Mishra contends however that the global protest movements show that this debate really isn’t over. The movements present a much more complex picture than that, one of much more disdain for the modernist approach to economic management.  As he says:

“…public anger derives from a single source: a form of economic progress that, geared toward private wealth creation, is indifferent to, if not contemptuous of, ideas of collective welfare, social justice, and environmental protection.”

And this isn’t just in places like the United States – places where ‘democracy’ is apparently at its best. Those places ‘on the way to democracy’ are also seeing great revolt – but this revolt is not about the lack of democracy, but about the economic system our democracy is based on.

For example, looking at movements in Tibet, Mishra argues that instead of being about democratic or religious rights – these movements are more about the creep of capitalism.

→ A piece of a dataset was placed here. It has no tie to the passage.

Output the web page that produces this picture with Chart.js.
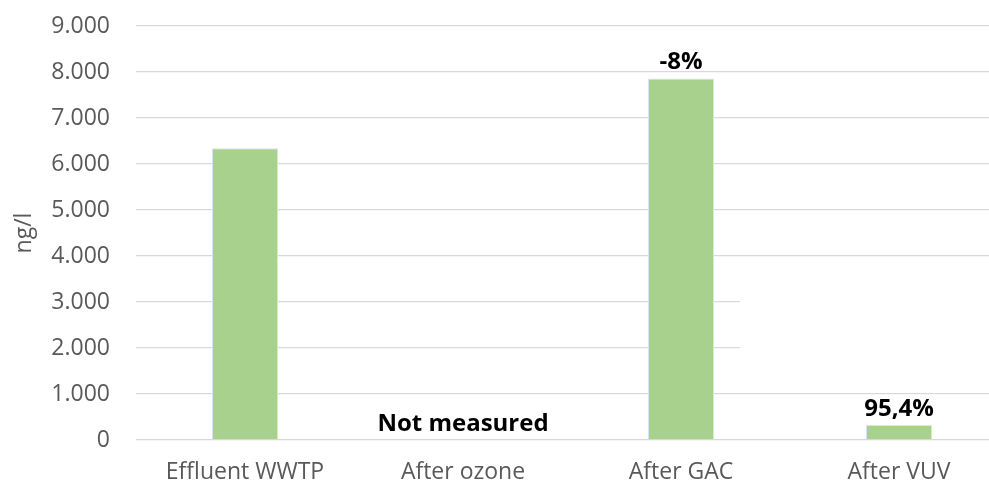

Tibetans see a system that has the capacity to enforce a new cultural system which they simply do not want.

Looking at Thailand, a ‘democratic country’, but one where democracy has been tough, Mishra argues that despite his attacks on democratic rights, the former President Thaksin Shinawatra continues to remain popular, in part because of the progressive economic reforms he implemented (developing a welfare state, instituting free public healthcare etc.):

“Successive elections, most recently in 2011, have proved that a majority of Thais still back Thaksin in spite of his contempt for civil liberties.”

The problem, Mishra argues, is that modernisation theory hasn’t take into account the complexity of modern capitalism and globalisation:

“Modernisation theorists, resident in a simple world defined by the ideological binaries of communism and capitalism, were hardly in a position to anticipate the vast, complex, and unpredictable forces of economic globalisation we live with today: how they would weaken national sovereignty, and turn electoral democracy itself into another source of the seemingly permanent political conflict and instability in large parts of the world.”

This presents a picture in which we can no longer think of a great ideological debate between democracy vs non-democracy. Despite what the many may say about the protest movements of the past years (that they are about a strive towards participation in a modern democratic system), the reality is much more complex than that. These movements are about our economic system, a revolt against the failing of modernisation, and a reopening of the great ideological debates of the past.